Grown up, she was so beautiful it hurt. I had scrambled to memorize her. The soft, wavy pink hair cascading around her shoulders. Her pretty brown eyes, rimmed in dark lashes. The slope of her nose, sprinkled with freckles even in winter. Her eyes had widened in shock before a cold glare slid into place.
In the bar, Cole and I made eye contact, and my insides froze into a block of ice. The look in his eyes—shame, loneliness, misery—filled me with disgust. He had more wrinkles now, and gray hair at his temples, but there was no doubt in my mind. It was him.
Now, looking at him, I felt rage. Liv had his eyes, which pissed me off more. My hands made fists as my blood rattled in my veins. The words were in my mouth, ready to go.
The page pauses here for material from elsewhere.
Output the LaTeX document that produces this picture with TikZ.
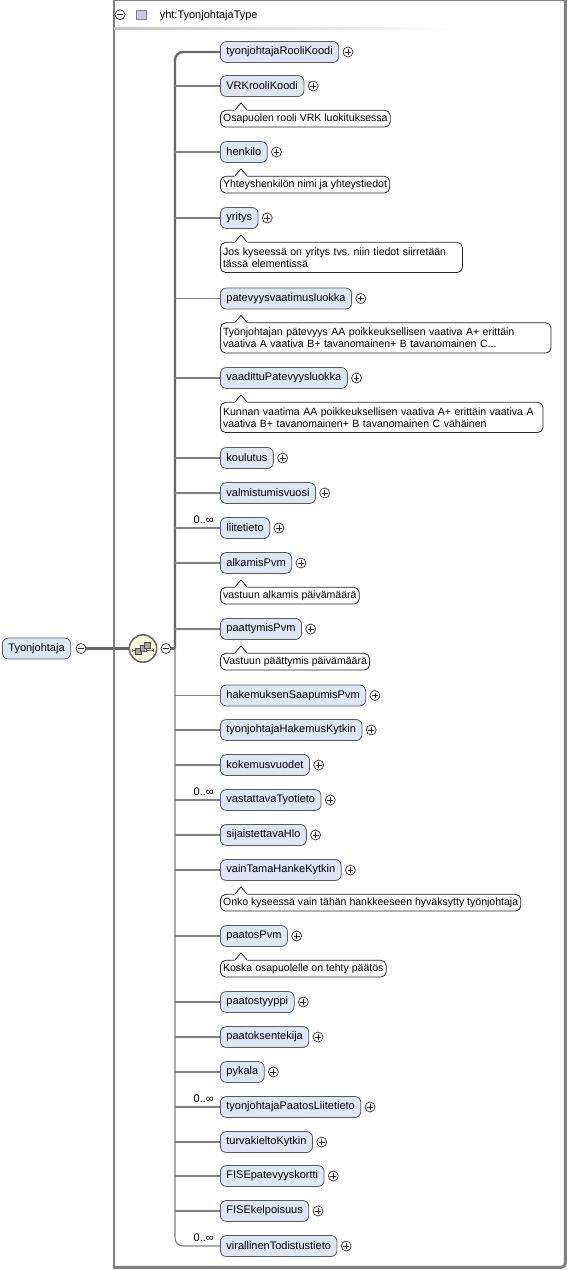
\documentclass[tikz,border=0pt]{standalone}
\usepackage{fontspec}
\setmainfont{Liberation Sans}
\usepackage{tikz}
\definecolor{elemfill}{RGB}{220,230,246}
\definecolor{elemline}{RGB}{90,90,90}
\definecolor{busgray}{RGB}{105,105,105}
\definecolor{linegray}{RGB}{128,128,128}
\definecolor{seqfill}{RGB}{255,255,222}
\definecolor{typefill}{RGB}{205,195,235}
\usetikzlibrary{positioning}
\frenchspacing

\begin{document}
\begin{tikzpicture}[x=0.75pt, y=-0.75pt,
	elem/.style={rectangle, draw=elemline, fill=elemfill, rounded corners=4.5pt, anchor=west, minimum height=15.75pt, inner xsep=4.5pt, inner ysep=0pt, line width=0.6pt, font=\fontsize{8.25}{10}\selectfont},
	note/.style={rectangle, draw=black!85, fill=white, rounded corners=4pt, inner xsep=2pt, inner ysep=2.6pt, line width=0.6pt, align=left, font=\fontsize{7.9}{9.3}\selectfont},
	widenote/.style={note, inner ysep=3.8pt},
	button/.style={circle, draw=black!85, fill=white, line width=0.5pt, minimum size=7.5pt, inner sep=0pt},
	expand/.style={button, path picture={\draw[line width=0.5pt] ([xshift=-2.2pt]path picture bounding box.center) -- ([xshift=2.2pt]path picture bounding box.center) ([yshift=-2.2pt]path picture bounding box.center) -- ([yshift=2.2pt]path picture bounding box.center);}},
	collapse/.style={button, path picture={\draw[line width=0.5pt] ([xshift=-2.2pt]path picture bounding box.center) -- ([xshift=2.2pt]path picture bounding box.center);}},
	mult/.style={anchor=base east, inner sep=0pt, font=\fontsize{8.25}{9}\selectfont},
	sequence/.style={circle, draw=busgray, line width=1.2pt, fill=seqfill, minimum size=20.5pt, inner sep=0pt, path picture={
		\draw[line width=0.6pt] ([xshift=-8pt,yshift=-1.5pt]path picture bounding box.center) -- ([xshift=8pt,yshift=-1.5pt]path picture bounding box.center);
		\draw[line width=1pt] ([xshift=-8pt,yshift=-2.7pt]path picture bounding box.center) -- ([xshift=-8pt,yshift=-0.3pt]path picture bounding box.center);
		\draw[line width=1pt] ([xshift=8pt,yshift=-2.7pt]path picture bounding box.center) -- ([xshift=8pt,yshift=-0.3pt]path picture bounding box.center);
		\filldraw[fill=gray!70, draw=black!70, line width=0.4pt] ([xshift=-5.5pt,yshift=-4.3pt]path picture bounding box.center) rectangle ++(4.5pt,4.5pt);
		\filldraw[fill=gray!70, draw=black!70, line width=0.4pt] ([xshift=-2.4pt,yshift=-2pt]path picture bounding box.center) rectangle ++(4.5pt,4.5pt);
		\filldraw[fill=gray!70, draw=black!70, line width=0.4pt] ([xshift=0.7pt,yshift=0.3pt]path picture bounding box.center) rectangle ++(4.5pt,4.5pt);}},
	typeicon/.style={rectangle, draw=gray, fill=typefill, minimum size=7.2pt, inner sep=0pt, line width=0.4pt},
	busline/.style={draw=busgray, line width=1.8pt},
	conn/.style={draw=linegray, line width=0.8pt}]
	\useasboundingbox (0,0) rectangle (568,1270);

	% type box
	\draw[linegray, line width=1pt] (113.5,0.7) -- (565,0.7);
	\draw[linegray, line width=1.5pt] (114,0) -- (114,1268);
	\draw[linegray, line width=2.2pt, rounded corners=3pt] (565.3,0) -- (565.3,1267.3) -- (113,1267.3);
	\shade[left color=gray!45, right color=white] (114,28) rectangle (458,30);
	\node[collapse] (tminus) at (120,14.7) {};
	\node[typeicon] (ticon) at (141.5,14.7) {};
	\node[anchor=base west, inner sep=0pt, font=\fontsize{8.25}{10}\selectfont] (tname) at (159.5,18.5) {yht:TyonjohtajaType};

	\node[elem] (root) at (2,648.5) {Tyonjohtaja};
	\node[collapse] (rootminus) at (81,648.5) {};
	\node[sequence] (seq) at (143,648.5) {};
	\node[collapse] (seqminus) at (166,648.5) {};
	\coordinate (bus) at (175,648.5);

	\node[elem] (e1) at (220,52) {tyonjohtajaRooliKoodi}; \node[expand, right=2.6pt of e1] (p1) {};
	\node[elem] (e2) at (220,86) {VRKrooliKoodi}; \node[expand, right=2.6pt of e2] (p2) {};
	\node[elem] (e3) at (220,152) {henkilo}; \node[expand, right=2.6pt of e3] (p3) {};
	\node[elem] (e4) at (220,218) {yritys}; \node[expand, right=2.6pt of e4] (p4) {};
	\node[elem] (e5) at (220,298.5) {patevyysvaatimusluokka}; \node[expand, right=2.6pt of e5] (p5) {};
	\node[elem] (e6) at (220,378) {vaadittuPatevyysluokka}; \node[expand, right=2.6pt of e6] (p6) {};
	\node[elem] (e7) at (220,458) {koulutus}; \node[expand, right=2.6pt of e7] (p7) {};
	\node[elem] (e8) at (220,493) {valmistumisvuosi}; \node[expand, right=2.6pt of e8] (p8) {};
	\node[elem] (e9) at (220,528) {liitetieto}; \node[expand, right=2.6pt of e9] (p9) {};
	\node[elem] (e10) at (220,563) {alkamisPvm}; \node[expand, right=2.6pt of e10] (p10) {};
	\node[elem] (e11) at (220,629) {paattymisPvm}; \node[expand, right=2.6pt of e11] (p11) {};
	\node[elem] (e12) at (220,695.5) {hakemuksenSaapumisPvm}; \node[expand, right=2.6pt of e12] (p12) {};
	\node[elem] (e13) at (220,730) {tyonjohtajaHakemusKytkin}; \node[expand, right=2.6pt of e13] (p13) {};
	\node[elem] (e14) at (220,765) {kokemusvuodet}; \node[expand, right=2.6pt of e14] (p14) {};
	\node[elem] (e15) at (220,800) {vastattavaTyotieto}; \node[expand, right=2.6pt of e15] (p15) {};
	\node[elem] (e16) at (220,835) {sijaistettavaHlo}; \node[expand, right=2.6pt of e16] (p16) {};
	\node[elem] (e17) at (220,870) {vainTamaHankeKytkin}; \node[expand, right=2.6pt of e17] (p17) {};
	\node[elem] (e18) at (220,936) {paatosPvm}; \node[expand, right=2.6pt of e18] (p18) {};
	\node[elem] (e19) at (220,1002) {paatostyyppi}; \node[expand, right=2.6pt of e19] (p19) {};
	\node[elem] (e20) at (220,1037) {paatoksentekija}; \node[expand, right=2.6pt of e20] (p20) {};
	\node[elem] (e21) at (220,1072) {pykala}; \node[expand, right=2.6pt of e21] (p21) {};
	\node[elem] (e22) at (220,1107) {tyonjohtajaPaatosLiitetieto}; \node[expand, right=2.6pt of e22] (p22) {};
	\node[elem] (e23) at (220,1142) {turvakieltoKytkin}; \node[expand, right=2.6pt of e23] (p23) {};
	\node[elem] (e24) at (220,1176) {FISEpatevyyskortti}; \node[expand, right=2.6pt of e24] (p24) {};
	\node[elem] (e25) at (220,1211) {FISEkelpoisuus}; \node[expand, right=2.6pt of e25] (p25) {};
	\node[elem] (e26) at (220,1246) {virallinenTodistustieto}; \node[expand, right=2.6pt of e26] (p26) {};

	\node[mult] (m9) at (214,523.5) {0..∞};
	\node[mult] (m15) at (214,795.5) {0..∞};
	\node[mult] (m22) at (214,1102.5) {0..∞};
	\node[mult] (m26) at (214,1241.5) {0..∞};

	\node[note, below=9.75pt of e2.south west, anchor=north west] (c2) {Osapuolen rooli VRK luokituksessa};
	\node[note, below=9.75pt of e3.south west, anchor=north west] (c3) {Yhteyshenkilön nimi ja yhteystiedot};
	\node[widenote, text width=177.5pt, below=9.75pt of e4.south west, anchor=north west] (c4) {Jos kyseessä on yritys tvs. niin tiedot siirretään\\tässä elementissä};
	\node[widenote, text width=244pt, below=9.75pt of e5.south west, anchor=north west] (c5) {Työnjohtajan pätevyys AA poikkeuksellisen vaativa A+ erittäin\\vaativa A vaativa B+ tavanomainen+ B tavanomainen C...};
	\node[widenote, text width=238pt, below=9.75pt of e6.south west, anchor=north west] (c6) {Kunnan vaatima AA poikkeuksellisen vaativa A+ erittäin vaativa A\\vaativa B+ tavanomainen+ B tavanomainen C vähäinen};
	\node[note, below=9.75pt of e10.south west, anchor=north west] (c10) {vastuun alkamis päivämäärä};
	\node[note, below=9.75pt of e11.south west, anchor=north west] (c11) {Vastuun päättymis päivämäärä};
	\node[note, below=9.75pt of e17.south west, anchor=north west] (c17) {Onko kyseessä vain tähän hankkeeseen hyväksytty työnjohtaja};
	\node[note, below=9.75pt of e18.south west, anchor=north west] (c18) {Koska osapuolelle on tehty päätös};
	\foreach \c in {c2,c3,c4,c5,c6,c10,c11,c17,c18} {
		\fill[white] ([shift={(14.5,0.9)}]\c.north west) -- ++(6.5,-7.9) -- ++(6.5,7.9) -- cycle;
		\draw[black!85, line width=0.6pt] ([shift={(15,0)}]\c.north west) -- ++(6,-7) -- ++(6,7);
	}

	\draw[busline] (rootminus) -- (seq);
	\draw[busline] (seqminus) -- (bus);
	\draw[conn, rounded corners=6pt] (bus) |- (e26.west);
	\draw[busline, rounded corners=6pt] (bus) |- (e1.west);
	\foreach \i in {2,...,25}
		\draw[conn] (e\i.west) -- (e\i.west -| bus);
\end{tikzpicture}
\end{document}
You hurt Liv. You left her and Jen. Your misery is your own fault.
Something stabbed in my chest, and I rubbed my sternum. When I looked back at him, I saw myself. It was me spending every night at the bar alone. It was me regretting my fuckups.
My stomach plummeted as it clicked into place in my head. For most of my life, I’d been madly, stupidly in love with her. It wasn’t going away, and I needed to fix the mess I made twelve years ago.
Liv and I were soulmates.
Leaving was the biggest mistake of my life.
I needed to make her fall back in love with me, or I’d regret it forever.
I was about to make a fucking fool of myself over Liv Morgan.